322. Temperature Of Room

Temperature Of Room. Do not work in a cold room; the temperature should not be under 60° Fahr.

323. Developing The Print

Developing The Print. The development on glass is about the same as the flexible support. Place the glass bearing the tissue in a hot water bath of 100° to 110° Fahr., having the film side up. Spray the hot water over the film, continuing until the paper is washed off. Don't catch it by the corners, as in the case of flexible support, as the paper will wash off of its own accord in a very few minutes. When it becomes thoroughly loosened it can be removed without any pulling or injuring of the film. After the paper is removed, continue to spray the plate or keep it in motion under the water until the image becomes clear and clean. It is then placed in the alum bath and fixed for ten minutes. After fixing, the plate is again rinsed in cold water and placed in the rack to dry.
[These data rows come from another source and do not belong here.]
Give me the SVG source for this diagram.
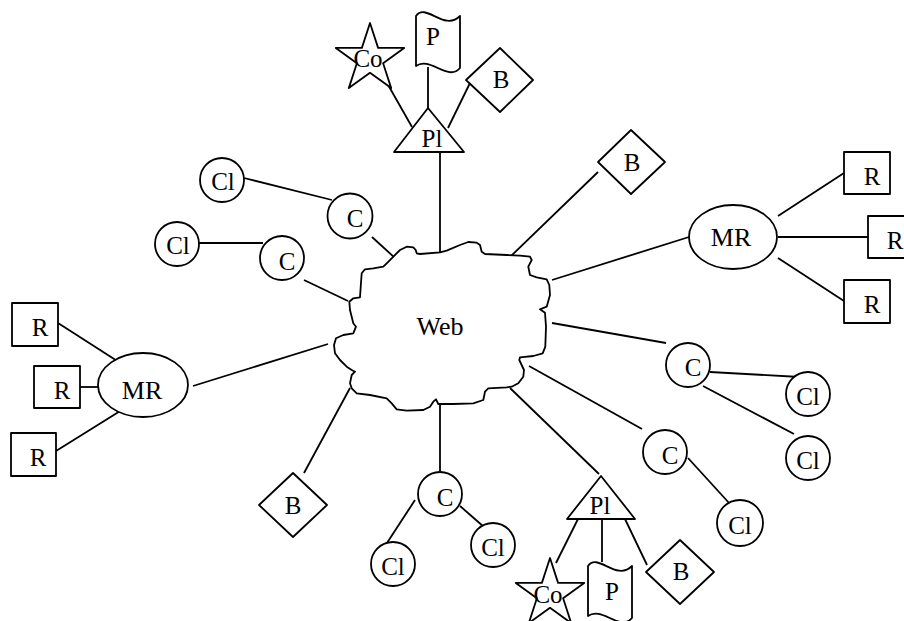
<svg xmlns="http://www.w3.org/2000/svg" width="904" height="621" viewBox="0 0 904 621">
  <defs>
    <style>
      .shape { fill: #ffffff; stroke: #000000; stroke-width: 1.8; stroke-linejoin: round; }
      .edge { stroke: #000000; stroke-width: 1.8; fill: none; stroke-linecap: butt; }
      .lbl { font-family: "Liberation Serif", "Times New Roman", serif; font-size: 25px; fill: #000000; text-anchor: middle; }
      .big { font-size: 26px; }
    </style>
    <!-- five-pointed star, outer radius 36 -->
    <polygon id="star" points="0,-36 8.1,-11.1 34.2,-11.1 13.1,4.2 21.2,29.1 0,13.8 -21.2,29.1 -13.1,4.2 -34.2,-11.1 -8.1,-11.1"/>
    <!-- wavy banner -->
    <path id="wave" d="M0,0 C10,-14 28,16 44,0 L44,52 C32,66 14,40 0,50 Z"/>
  </defs>
  <rect width="904" height="621" fill="#ffffff"/>

  <!-- connectors -->
  <g id="connectors" class="edge">
    <!-- upper portal cluster -->
    <line x1="387" y1="83" x2="412" y2="127"/>
    <line x1="428" y1="67" x2="428" y2="108"/>
    <line x1="470" y1="83" x2="448" y2="128"/>
    <line x1="440" y1="152" x2="440" y2="259"/>
    <!-- upper-left clients -->
    <line x1="244" y1="178" x2="332" y2="200"/>
    <line x1="372" y1="237" x2="395" y2="258"/>
    <line x1="199" y1="243" x2="263" y2="243"/>
    <line x1="304" y1="280" x2="348" y2="301"/>
    <!-- upper-right broker -->
    <line x1="598" y1="172" x2="510" y2="257"/>
    <!-- right meta-repository -->
    <line x1="552" y1="280" x2="689" y2="237"/>
    <line x1="778" y1="216" x2="844" y2="173"/>
    <line x1="778" y1="237" x2="868" y2="237"/>
    <line x1="778" y1="258" x2="844" y2="301"/>
    <!-- left meta-repository -->
    <line x1="193" y1="386" x2="328" y2="344"/>
    <line x1="58" y1="323" x2="125" y2="366"/>
    <line x1="80" y1="387" x2="102" y2="387"/>
    <line x1="56" y1="451" x2="125" y2="408"/>
    <!-- lower-left broker -->
    <line x1="304" y1="473" x2="350" y2="388"/>
    <!-- bottom client -->
    <line x1="440" y1="404" x2="440" y2="473"/>
    <line x1="415" y1="500" x2="385" y2="546"/>
    <line x1="460" y1="506" x2="484" y2="527"/>
    <!-- lower portal cluster -->
    <line x1="510" y1="388" x2="599" y2="474"/>
    <line x1="578" y1="519" x2="556" y2="563"/>
    <line x1="602" y1="519" x2="602" y2="562"/>
    <line x1="625" y1="519" x2="647" y2="565"/>
    <!-- right clients -->
    <line x1="552" y1="323" x2="666" y2="343"/>
    <line x1="710" y1="372" x2="800" y2="377"/>
    <line x1="703" y1="386" x2="794" y2="434"/>
    <line x1="529" y1="366" x2="642" y2="429"/>
    <line x1="688" y1="458" x2="730" y2="504"/>
  </g>

  <!-- central cloud -->
  <g id="web">
    <path class="shape" d="M391.7,258.3 L400,250 L406.7,246.7 L413.3,247.3 L415.7,250 L416.7,253.3 L420,254 L440,252.3 L446.7,250.7 L460,245 L468.3,242 L476.7,242.7 L480,245 L481.7,251.7 L485,254 L506.7,255 L520,255.7 L530,256.7 L531.7,260 L528.3,266.7 L530,275 L536.7,277.3 L546.7,279.3 L549.3,285 L550,295 L546.7,306.7 L540,309.3 L545,312.7 L546,326.7 L545.3,346.7 L542.7,353.3 L533.3,356 L520,357.3 L519.3,360 L524,370 L523.3,376.7 L518.3,383.3 L511.7,386.7 L506.7,387.3 L488.3,388.3 L485,391.7 L483.3,400 L473.3,403.3 L453.3,404 L438.3,404 L436,399.3 L433.3,401.7 L430,406.7 L423.3,410 L406.7,410.7 L396.7,409.3 L391.7,403.3 L386.7,398.3 L370,395 L356.7,393.3 L351.7,388.3 L350,383.3 L351.7,375 L355,371.7 L351.7,370 L346.7,366.7 L340,360 L335,353.3 L334,345 L336,338.3 L343.3,335 L353.3,333.3 L356,326.7 L353.3,323.3 L350,310 L349.3,301.7 L353.3,298.3 L360,297.3 L360.7,286.7 L361.7,273.3 L365,269.3 L373.3,268.3 L383.3,266.7 L386.7,263.3 Z"/>
    <text class="lbl big" x="440" y="335">Web</text>
  </g>

  <!-- upper portal cluster -->
  <g id="pl-top">
    <polygon class="shape" points="428,108 394,152 464,152"/>
    <text class="lbl" x="432" y="147">Pl</text>
  </g>
  <g id="co-top">
    <use href="#star" class="shape" transform="translate(370,59)"/>
    <text class="lbl" x="368" y="67">Co</text>
  </g>
  <g id="p-top">
    <use href="#wave" class="shape" transform="translate(416,16)"/>
    <text class="lbl" x="433" y="45">P</text>
  </g>
  <g id="b-top">
    <polygon class="shape" points="466,80 500,48 533,80 500,112"/>
    <text class="lbl" x="501" y="88">B</text>
  </g>

  <!-- upper-left clients -->
  <g id="cl-1">
    <circle class="shape" cx="222" cy="180" r="22"/>
    <text class="lbl" x="223" y="190">Cl</text>
  </g>
  <g id="c-1">
    <circle class="shape" cx="350" cy="216" r="22.5"/>
    <text class="lbl" x="355" y="227">C</text>
  </g>
  <g id="cl-2">
    <circle class="shape" cx="177" cy="244" r="22"/>
    <text class="lbl" x="178" y="254">Cl</text>
  </g>
  <g id="c-2">
    <circle class="shape" cx="282" cy="258" r="22"/>
    <text class="lbl" x="287" y="270">C</text>
  </g>

  <!-- upper-right broker -->
  <g id="b-right">
    <polygon class="shape" points="598,162 631,130 665,162 631,194"/>
    <text class="lbl" x="632" y="171">B</text>
  </g>

  <!-- right meta-repository -->
  <g id="mr-right">
    <ellipse class="shape" cx="733" cy="237" rx="44" ry="32"/>
    <text class="lbl big" x="731" y="246">MR</text>
  </g>
  <g id="r-1">
    <rect class="shape" x="844" y="152" width="46" height="42"/>
    <text class="lbl" x="872" y="185">R</text>
  </g>
  <g id="r-2">
    <rect class="shape" x="868" y="216" width="46" height="42"/>
    <text class="lbl" x="895" y="249">R</text>
  </g>
  <g id="r-3">
    <rect class="shape" x="844" y="280" width="46" height="43"/>
    <text class="lbl" x="872" y="313">R</text>
  </g>

  <!-- left meta-repository -->
  <g id="mr-left">
    <ellipse class="shape" cx="143" cy="385" rx="45" ry="32"/>
    <text class="lbl big" x="142" y="399">MR</text>
  </g>
  <g id="r-4">
    <rect class="shape" x="12" y="303" width="46" height="43"/>
    <text class="lbl" x="40" y="336">R</text>
  </g>
  <g id="r-5">
    <rect class="shape" x="34" y="366" width="46" height="42"/>
    <text class="lbl" x="62" y="399">R</text>
  </g>
  <g id="r-6">
    <rect class="shape" x="11" y="433" width="45" height="43"/>
    <text class="lbl" x="38" y="466">R</text>
  </g>

  <!-- lower-left broker -->
  <g id="b-left">
    <polygon class="shape" points="259,505 293,473 327,505 293,537"/>
    <text class="lbl" x="293" y="514">B</text>
  </g>

  <!-- bottom client -->
  <g id="c-3">
    <circle class="shape" cx="440" cy="494" r="22"/>
    <text class="lbl" x="445" y="506">C</text>
  </g>
  <g id="cl-3">
    <circle class="shape" cx="393" cy="564" r="22"/>
    <text class="lbl" x="393" y="575">Cl</text>
  </g>
  <g id="cl-4">
    <circle class="shape" cx="493" cy="545" r="22"/>
    <text class="lbl" x="493" y="556">Cl</text>
  </g>

  <!-- lower portal cluster -->
  <g id="pl-bottom">
    <polygon class="shape" points="601,476 567,519 635,519"/>
    <text class="lbl" x="600" y="514">Pl</text>
  </g>
  <g id="co-bottom">
    <use href="#star" class="shape" transform="translate(550,594)"/>
    <text class="lbl" x="548" y="603">Co</text>
  </g>
  <g id="p-bottom">
    <use href="#wave" class="shape" transform="translate(588,566)"/>
    <text class="lbl" x="612" y="600">P</text>
  </g>
  <g id="b-bottom">
    <polygon class="shape" points="646,572 680,540 714,572 680,604"/>
    <text class="lbl" x="681" y="580">B</text>
  </g>

  <!-- right clients -->
  <g id="c-4">
    <circle class="shape" cx="688" cy="365" r="22"/>
    <text class="lbl" x="693" y="376">C</text>
  </g>
  <g id="cl-5">
    <circle class="shape" cx="808" cy="394" r="22"/>
    <text class="lbl" x="808" y="405">Cl</text>
  </g>
  <g id="cl-6">
    <circle class="shape" cx="808" cy="458" r="22"/>
    <text class="lbl" x="808" y="469">Cl</text>
  </g>
  <g id="c-5">
    <circle class="shape" cx="665" cy="452" r="22"/>
    <text class="lbl" x="670" y="464">C</text>
  </g>
  <g id="cl-7">
    <circle class="shape" cx="740" cy="523" r="23"/>
    <text class="lbl" x="740" y="534">Cl</text>
  </g>
</svg>
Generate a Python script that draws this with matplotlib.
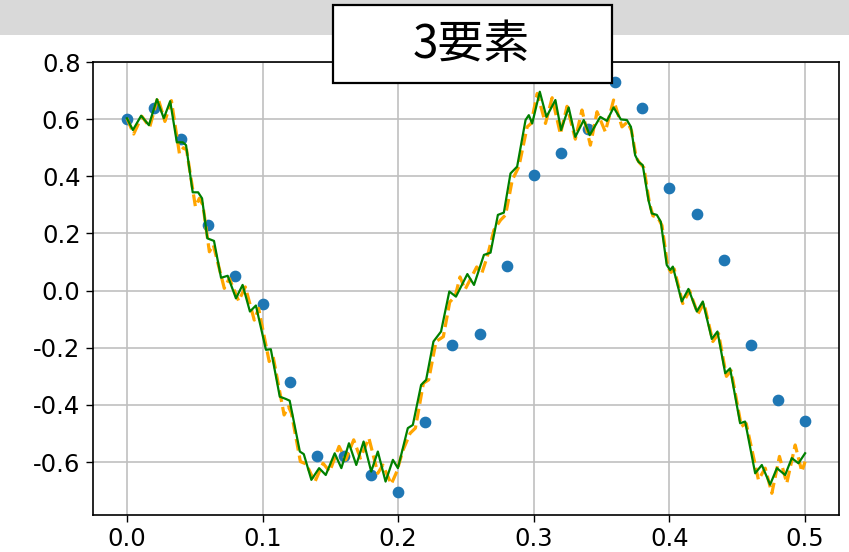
import numpy as np
import matplotlib.pyplot as plt
from matplotlib.patches import Rectangle

plt.rcParams['axes.unicode_minus'] = False

# サンプル点 (0.02刻み)
sample_t = np.arange(26) * 0.02
sample_y = [0.60, 0.64, 0.53, 0.23, 0.05, -0.045, -0.32, -0.58, -0.58, -0.645,
            -0.705, -0.46, -0.19, -0.15, 0.085, 0.405, 0.48, 0.565, 0.73, 0.638,
            0.36, 0.267, 0.107, -0.19, -0.384, -0.456]

# 元の波形 (緑)
green_t = [0.0000, 0.0044, 0.0105, 0.0162, 0.0221, 0.0272, 0.0319, 0.0368, 0.0412, 0.0436,
           0.0485, 0.0525, 0.0554, 0.0593, 0.0642, 0.0694, 0.0743, 0.0804, 0.0853, 0.0907,
           0.0951, 0.1025, 0.1061, 0.1127, 0.1172, 0.1200, 0.1275, 0.1304, 0.1360, 0.1417,
           0.1466, 0.1532, 0.1581, 0.1637, 0.1691, 0.1745, 0.1801, 0.1850, 0.1907, 0.1961,
           0.1998, 0.2071, 0.2108, 0.2169, 0.2206, 0.2260, 0.2316, 0.2377, 0.2426, 0.2510,
           0.2559, 0.2632, 0.2681, 0.2735, 0.2779, 0.2828, 0.2877, 0.2939, 0.2963, 0.2988,
           0.3044, 0.3093, 0.3159, 0.3201, 0.3257, 0.3306, 0.3368, 0.3412, 0.3490, 0.3539,
           0.3588, 0.3642, 0.3686, 0.3716, 0.3747, 0.3771, 0.3803, 0.3845, 0.3870, 0.3907,
           0.3936, 0.3980, 0.4005, 0.4025, 0.4091, 0.4140, 0.4202, 0.4246, 0.4312, 0.4354,
           0.4411, 0.4447, 0.4521, 0.4558, 0.4632, 0.4681, 0.4742, 0.4792, 0.4853, 0.4902,
           0.4951, 0.5000]
green_y = [0.603, 0.562, 0.612, 0.579, 0.670, 0.603, 0.663, 0.519, 0.519, 0.509,
           0.344, 0.344, 0.323, 0.183, 0.174, 0.045, 0.052, -0.027, 0.020, -0.073,
           -0.052, -0.207, -0.205, -0.371, -0.379, -0.385, -0.563, -0.572, -0.662, -0.621,
           -0.645, -0.569, -0.621, -0.534, -0.610, -0.528, -0.633, -0.563, -0.668, -0.592,
           -0.621, -0.481, -0.470, -0.330, -0.312, -0.178, -0.143, -0.003, -0.021, 0.058,
           0.020, 0.125, 0.133, 0.265, 0.273, 0.410, 0.434, 0.597, 0.614, 0.585,
           0.696, 0.608, 0.667, 0.562, 0.641, 0.538, 0.597, 0.544, 0.608, 0.594,
           0.641, 0.599, 0.597, 0.573, 0.474, 0.451, 0.439, 0.317, 0.270, 0.265,
           0.241, 0.090, 0.072, 0.084, -0.038, 0.006, -0.073, -0.038, -0.169, -0.143,
           -0.289, -0.272, -0.464, -0.458, -0.639, -0.610, -0.679, -0.621, -0.645, -0.586,
           -0.604, -0.569]

# 3要素で再構成した波形 (オレンジ破線)
orange_t = [0.0000, 0.0050, 0.0110, 0.0168, 0.0228, 0.0280, 0.0328, 0.0387, 0.0417, 0.0440,
            0.0505, 0.0534, 0.0560, 0.0608, 0.0637, 0.0718, 0.0755, 0.0824, 0.0873, 0.0939,
            0.0971, 0.1049, 0.1078, 0.1159, 0.1191, 0.1213, 0.1279, 0.1323, 0.1385, 0.1446,
            0.1495, 0.1564, 0.1613, 0.1672, 0.1721, 0.1784, 0.1850, 0.1887, 0.1949, 0.1990,
            0.2034, 0.2088, 0.2127, 0.2186, 0.2225, 0.2279, 0.2333, 0.2380, 0.2420, 0.2456,
            0.2493, 0.2579, 0.2616, 0.2657, 0.2706, 0.2755, 0.2792, 0.2841, 0.2890, 0.2951,
            0.2980, 0.3025, 0.3086, 0.3135, 0.3196, 0.3245, 0.3306, 0.3355, 0.3417, 0.3466,
            0.3527, 0.3588, 0.3650, 0.3690, 0.3720, 0.3755, 0.3780, 0.3812, 0.3852, 0.3878,
            0.3915, 0.3945, 0.3988, 0.4012, 0.4035, 0.4098, 0.4148, 0.4210, 0.4254, 0.4320,
            0.4362, 0.4420, 0.4455, 0.4530, 0.4566, 0.4656, 0.4706, 0.4755, 0.4811, 0.4865,
            0.4927, 0.4976, 0.5000]
orange_y = [0.603, 0.548, 0.610, 0.572, 0.676, 0.592, 0.665, 0.480, 0.500, 0.492,
            0.294, 0.323, 0.300, 0.136, 0.160, 0.008, 0.043, -0.036, 0.013, -0.103,
            -0.062, -0.248, -0.231, -0.435, -0.406, -0.429, -0.598, -0.607, -0.670, -0.604,
            -0.633, -0.545, -0.592, -0.522, -0.586, -0.516, -0.639, -0.610, -0.677, -0.633,
            -0.560, -0.499, -0.481, -0.324, -0.312, -0.178, -0.161, -0.040, -0.020, 0.048,
            0.004, 0.083, 0.060, 0.119, 0.212, 0.247, 0.265, 0.387, 0.434, 0.573,
            0.585, 0.690, 0.585, 0.675, 0.548, 0.645, 0.530, 0.632, 0.509, 0.626,
            0.556, 0.667, 0.573, 0.590, 0.560, 0.465, 0.447, 0.430, 0.307, 0.262,
            0.255, 0.228, 0.082, 0.064, 0.076, -0.045, 0.000, -0.082, -0.043, -0.178,
            -0.150, -0.300, -0.280, -0.475, -0.465, -0.662, -0.621, -0.709, -0.580, -0.674,
            -0.540, -0.633, -0.598]

title = '3要素'

fig = plt.figure(figsize=(8.49, 5.52), dpi=100)
W, H = 849, 552

# 上部のグレー帯
fig.patches.append(Rectangle((0, 1 - 35 / H), 1, 35 / H, transform=fig.transFigure,
                             facecolor='#d9d9d9', edgecolor='none', zorder=-1))

ax = fig.add_axes([93 / W, 1 - 515 / H, (839 - 93) / W, (515 - 62) / H])
ax.scatter(sample_t, sample_y, s=55, color='#1f77b4', zorder=2)
ax.plot(orange_t, orange_y, '--', color='orange', lw=2.3, zorder=3,
        dash_joinstyle='round')
ax.plot(green_t, green_y, '-', color='green', lw=1.6, zorder=4,
        solid_joinstyle='round')

ax.set_xlim(-0.025, 0.525)
ax.set_ylim(-0.785, 0.80)
ax.set_xticks([0.0, 0.1, 0.2, 0.3, 0.4, 0.5])
ax.set_yticks([-0.6, -0.4, -0.2, 0.0, 0.2, 0.4, 0.6, 0.8])
ax.grid(True, color='#c0c0c0', lw=1.2)
ax.set_axisbelow(True)
ax.tick_params(labelsize=17.5, length=5, width=1.0, pad=4)
for sp in ax.spines.values():
    sp.set_linewidth(1.2)

# タイトルボックス
fig.patches.append(Rectangle((333 / W, 1 - 83 / H), (612 - 333) / W, (83 - 5) / H,
                             transform=fig.transFigure, facecolor='white',
                             edgecolor='black', lw=1.6, zorder=5))
fig.text(471 / W, 1 - 45 / H, title, ha='center', va='center', fontsize=33,
         family=['Noto Sans CJK JP', 'DejaVu Sans'], zorder=6)

fig.savefig('out.png', dpi=100)
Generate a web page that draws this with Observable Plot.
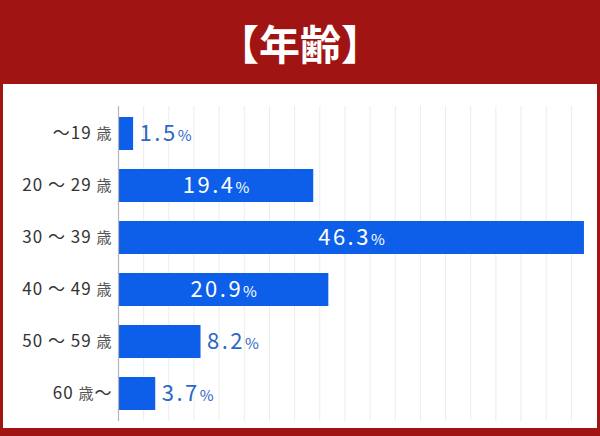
<!DOCTYPE html>
<html><head><meta charset="utf-8">
<script src="https://cdn.jsdelivr.net/npm/d3@7"></script>
<script src="https://cdn.jsdelivr.net/npm/@observablehq/plot@0.6"></script>
<style>
html,body{margin:0;padding:0;}
body{width:600px;height:436px;background:#a11414;position:relative;overflow:hidden;font-family:"Noto Sans CJK JP","Noto Sans",sans-serif;}
#title{position:absolute;left:0;top:0;width:600px;height:84px;line-height:84px;text-align:center;color:#fff;font-size:41px;font-weight:700;}
#panel{position:absolute;left:3px;top:84px;width:594px;height:344px;background:#fff;}
#chart{position:absolute;left:0;top:84px;}
</style></head><body>
<div id="title">【年齢】</div>
<div id="panel"></div>
<div id="chart"></div>
<script>
const ageGroups = ["～19 歳", "20 ～ 29 歳", "30 ～ 39 歳", "40 ～ 49 歳", "50 ～ 59 歳", "60 歳～"];
const shares = [1.5, 19.4, 46.3, 20.9, 8.2, 3.7];
const gridTicks = d3.range(2.5, 47, 2.5);
const insideThreshold = 15;

const data = ageGroups.map((g, i) => ({group: g, value: shares[i]}));
const fmt = d => d3.format(".1f")(d.value) + "%";

const plot = Plot.plot({
  width: 600,
  height: 344,
  marginLeft: 118,
  marginRight: 9,
  marginTop: 22,
  marginBottom: 7,
  style: {background: "transparent", fontFamily: "'Noto Sans CJK JP','Noto Sans',sans-serif"},
  x: {domain: [0, 47], axis: null},
  y: {domain: ageGroups, paddingInner: 0.373, paddingOuter: 0.18, label: null},
  marks: [
    Plot.ruleX(gridTicks, {stroke: "#ececec", strokeWidth: 1}),
    Plot.barX(data, {x: "value", y: "group", fill: "#0d5fea"}),
    Plot.ruleX([0], {stroke: "#b5b5b5", strokeWidth: 1.2}),
    Plot.axisY({tickSize: 0, tickPadding: 6, fontSize: 17, fill: "#333"}),
    Plot.text(data.filter(d => d.value >= insideThreshold), {
      x: d => d.value / 2, y: "group", text: fmt, fill: "#fff", fontSize: 22, textAnchor: "middle"
    }),
    Plot.text(data.filter(d => d.value < insideThreshold), {
      x: "value", y: "group", text: fmt, fill: "#2d67c4", fontSize: 22, textAnchor: "start", dx: 6
    })
  ]
});

// style value labels: smaller "%" and letter spacing
plot.querySelectorAll('g[aria-label="text"] text').forEach(t => {
  const s = t.textContent;
  if (s.endsWith("%")) {
    t.textContent = s.slice(0, -1);
    t.setAttribute("letter-spacing", "2.5");
    const ts = document.createElementNS("http://www.w3.org/2000/svg", "tspan");
    ts.setAttribute("font-size", "15");
    ts.setAttribute("letter-spacing", "0");
    ts.textContent = "%";
    t.appendChild(ts);
  }
});
// tick labels: smaller lighter 歳
plot.querySelectorAll('g[aria-label="y-axis tick label"] text').forEach(t => {
  const s = t.textContent;
  t.textContent = "";
  t.setAttribute("letter-spacing", "1");
  for (const ch of s) {
    const ts = document.createElementNS("http://www.w3.org/2000/svg", "tspan");
    ts.textContent = ch;
    if (ch === "歳") { ts.setAttribute("font-size", "15"); ts.setAttribute("fill", "#555"); }
    t.appendChild(ts);
  }
});

document.getElementById("chart").appendChild(plot);
</script>
</body></html>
324. Transferring From Glass To Final Support

Transferring From Glass To Final Support. For the final support, heavy-weight paper is recommended, or two thicknesses of the medium weight.

325. The glass bearing the dry image is placed in a tray of cold water for a few seconds, after which it is laid on a table or some flat surface. Then place a sheet of heavy support (or if medium support is used, use two sheets) in a hot water bath, 120° Fahr., face down. If any bubbles arise on back before the surface becomes semi-transparent, expel them with the camel's-hair brush which has been previously made wet. In from three to five minutes the paper will become transparent and covered with air-bubbles. At this stage, withdraw it from the hot water and apply the support to the glass, gelatin side in contact with the image. Now, cover with the rubber cloth, and with the squeegee expel all air-bubbles and water.

326. If the medium-weight paper is used, apply the second sheet over the first in a like manner, squeegeeing in perfect contact; then place in a rack to dry. When thoroughly dry, insert a knife point under one corner of the paper, when it will readily strip from the glass.